Given that we would be working in teams drawn across the whole faculty of science, Dr Nick Worsfold (from The University of Bedfordshire ) then provided some theory in 'Working in multidisciplinary groups'. Terms such as 'interdisciplinary',' multidisciplinary' and 'transdisciplinary' are bandied around a lot these days, especially in attempts to make grant proposals more attractive. But they don't all mean the same thing! 'Multidisciplinary' approaches have at least two different inputs, but these are purely additive and nothing new is gained. Dr Worsfold gave the example of having two scoops of ice cream, one chocolate and the other mint ( although perhaps you have your own preferences?). 'Interdisciplinary' approaches again have multiple inputs but these are combined in a way that adds something on top of these. In the ice cream analogy, this would involve combining different flavours with additional ingredients to make a knicker bicker glory. As for 'transdisciplinary' methods, these are more focused on a process that can make a completely new product. Hence, eggs, flour, sugar, milk become...a cake!
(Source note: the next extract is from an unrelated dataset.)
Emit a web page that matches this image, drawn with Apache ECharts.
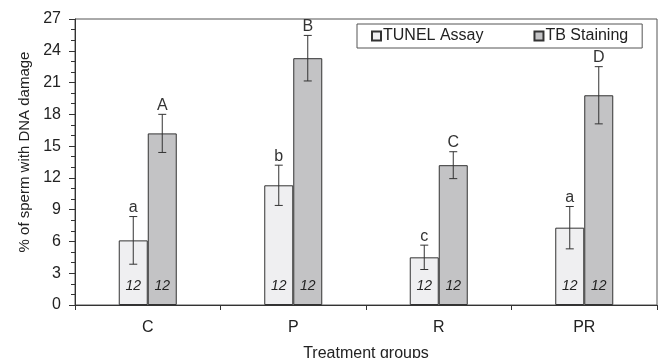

Which is all very well and philosophical but why do we NEED multidisciplinarity? Quite simply, to solve real world problems. Dr Worsford argued that disciplines are not so very different if they approach problems in a similar way but working together allows new perspectives to be be brought together on complex issues. This is vital for comprehensive services, such as healthcare, which require the whole package to be considered, rather than individual strands, in order for any solution to be successful.
But working together requires a 'common language'. What a mathematician would describe with an equation, a biologist would prefer to see in a graph. As for politicians, very often the message is conveyed by words alone! Hence, the role of POST notes in translating primary research into terms that can be digested by the masses. Even when scientists can communicate successfully with public representatives, however, the result is not always what we, as researchers, would prefer. 'It is perfectly legitimate for elected policy members, representing their constituencies, to look at all the scientific evidence and ignore it' Dr Worsford argued. 'This is part of democracy. I would be really worried if the House of Commons was full of scientists - good science is only one part of the debate'.
That may be so, but weighing up the scientific evidence is quite enough for me to be getting on with in the meantime! After a quick brainstorming session in our teams, juggling diaries to squeeze in the next meeting and rapidly exchanging email addresses, we then departed back to our very real worlds of individual research. From the lofty palaces of Westminster, back to my growth cabinet to top up my Arabidopsis seedlings with enough water for the weekend. It's been a busy week!